== TO BE DONE ==
Print the material below exactly as it stands, please, from its first line to the line holding "const aPuntos = (xs, ys)", with no pictures.

── INFORMATION SUPPLIED ──

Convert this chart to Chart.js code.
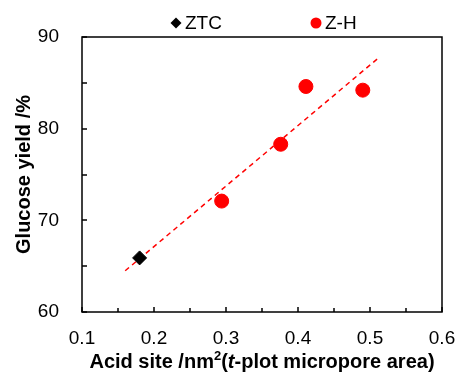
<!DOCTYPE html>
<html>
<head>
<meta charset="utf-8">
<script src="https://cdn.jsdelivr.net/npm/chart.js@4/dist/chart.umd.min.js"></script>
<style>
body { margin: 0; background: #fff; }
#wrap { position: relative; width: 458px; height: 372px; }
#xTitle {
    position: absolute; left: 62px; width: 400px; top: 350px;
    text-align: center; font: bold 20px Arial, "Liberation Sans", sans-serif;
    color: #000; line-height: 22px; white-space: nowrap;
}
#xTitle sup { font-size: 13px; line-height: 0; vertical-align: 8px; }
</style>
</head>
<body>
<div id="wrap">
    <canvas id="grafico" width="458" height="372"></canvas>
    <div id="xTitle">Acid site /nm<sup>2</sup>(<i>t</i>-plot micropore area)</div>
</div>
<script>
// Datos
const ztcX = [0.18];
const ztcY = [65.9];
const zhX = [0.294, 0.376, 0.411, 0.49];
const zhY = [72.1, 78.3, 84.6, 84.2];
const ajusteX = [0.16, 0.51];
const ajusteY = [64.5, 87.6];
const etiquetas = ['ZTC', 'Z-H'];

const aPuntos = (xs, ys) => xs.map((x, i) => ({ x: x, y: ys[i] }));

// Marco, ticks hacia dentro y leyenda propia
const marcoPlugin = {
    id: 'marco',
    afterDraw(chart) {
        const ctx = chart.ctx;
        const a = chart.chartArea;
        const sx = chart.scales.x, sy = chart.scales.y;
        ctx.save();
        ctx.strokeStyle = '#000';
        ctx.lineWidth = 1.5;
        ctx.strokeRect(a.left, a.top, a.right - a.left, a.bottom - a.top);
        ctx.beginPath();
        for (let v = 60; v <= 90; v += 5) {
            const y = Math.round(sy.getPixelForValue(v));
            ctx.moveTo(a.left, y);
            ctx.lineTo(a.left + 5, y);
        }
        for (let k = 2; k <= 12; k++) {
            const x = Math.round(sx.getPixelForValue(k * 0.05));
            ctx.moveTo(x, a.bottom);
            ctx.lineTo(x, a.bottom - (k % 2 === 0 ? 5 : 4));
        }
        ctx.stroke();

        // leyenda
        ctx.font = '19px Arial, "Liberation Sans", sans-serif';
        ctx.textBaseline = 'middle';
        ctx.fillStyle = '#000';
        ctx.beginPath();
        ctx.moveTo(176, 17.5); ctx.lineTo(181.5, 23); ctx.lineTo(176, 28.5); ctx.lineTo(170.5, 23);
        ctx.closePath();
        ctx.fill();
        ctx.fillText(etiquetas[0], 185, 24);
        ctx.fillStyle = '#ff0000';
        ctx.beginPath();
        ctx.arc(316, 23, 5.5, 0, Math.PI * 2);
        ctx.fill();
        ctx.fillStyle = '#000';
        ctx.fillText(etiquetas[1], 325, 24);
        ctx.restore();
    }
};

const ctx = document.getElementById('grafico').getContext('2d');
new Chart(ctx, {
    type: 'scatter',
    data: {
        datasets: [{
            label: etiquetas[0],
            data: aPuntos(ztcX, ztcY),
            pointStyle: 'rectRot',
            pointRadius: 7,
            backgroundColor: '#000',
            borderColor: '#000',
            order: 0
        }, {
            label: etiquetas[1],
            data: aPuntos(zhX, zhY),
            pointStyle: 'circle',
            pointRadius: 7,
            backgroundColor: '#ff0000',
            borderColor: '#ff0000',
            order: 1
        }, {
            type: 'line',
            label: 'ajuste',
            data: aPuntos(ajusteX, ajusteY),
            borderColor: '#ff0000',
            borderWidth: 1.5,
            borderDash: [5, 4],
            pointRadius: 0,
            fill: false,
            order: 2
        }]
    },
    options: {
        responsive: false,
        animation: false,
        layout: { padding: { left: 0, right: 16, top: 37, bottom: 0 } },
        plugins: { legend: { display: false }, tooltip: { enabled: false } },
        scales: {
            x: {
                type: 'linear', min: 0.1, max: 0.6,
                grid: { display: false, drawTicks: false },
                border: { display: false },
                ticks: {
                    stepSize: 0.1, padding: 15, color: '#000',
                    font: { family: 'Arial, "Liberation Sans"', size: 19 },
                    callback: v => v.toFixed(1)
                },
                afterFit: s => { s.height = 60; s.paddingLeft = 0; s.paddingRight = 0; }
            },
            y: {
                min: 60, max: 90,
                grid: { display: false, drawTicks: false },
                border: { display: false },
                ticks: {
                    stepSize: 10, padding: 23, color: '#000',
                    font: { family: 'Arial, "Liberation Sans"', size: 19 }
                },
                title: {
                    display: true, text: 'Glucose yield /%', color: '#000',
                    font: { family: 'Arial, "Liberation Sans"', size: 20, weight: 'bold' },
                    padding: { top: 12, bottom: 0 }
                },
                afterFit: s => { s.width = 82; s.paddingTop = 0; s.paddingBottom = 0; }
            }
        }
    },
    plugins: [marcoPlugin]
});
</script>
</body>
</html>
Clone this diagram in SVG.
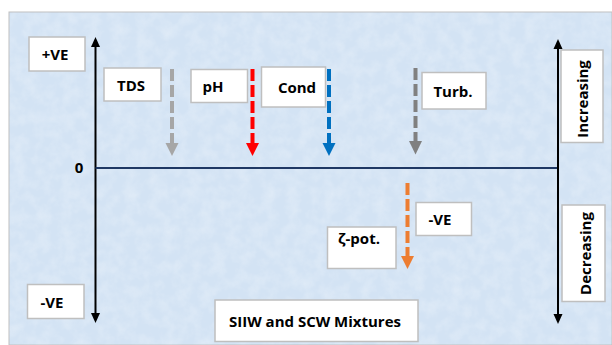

───

== PROBLEM SOLUTION ==
Convert this chart to Chart.js code.
<!DOCTYPE html>
<html>
<head>
<meta charset="utf-8">
<script src="https://cdn.jsdelivr.net/npm/chart.js@4/dist/chart.umd.min.js"></script>
<style>
body { margin: 0; background: #fff; }
#wrap { position: relative; width: 458px; height: 372px; }
#xTitle {
    position: absolute; left: 62px; width: 400px; top: 350px;
    text-align: center; font: bold 20px Arial, "Liberation Sans", sans-serif;
    color: #000; line-height: 22px; white-space: nowrap;
}
#xTitle sup { font-size: 13px; line-height: 0; vertical-align: 8px; }
</style>
</head>
<body>
<div id="wrap">
    <canvas id="grafico" width="458" height="372"></canvas>
    <div id="xTitle">Acid site /nm<sup>2</sup>(<i>t</i>-plot micropore area)</div>
</div>
<script>
// Datos
const ztcX = [0.18];
const ztcY = [65.9];
const zhX = [0.294, 0.376, 0.411, 0.49];
const zhY = [72.1, 78.3, 84.6, 84.2];
const ajusteX = [0.16, 0.51];
const ajusteY = [64.5, 87.6];
const etiquetas = ['ZTC', 'Z-H'];

const aPuntos = (xs, ys) => xs.map((x, i) => ({ x: x, y: ys[i] }));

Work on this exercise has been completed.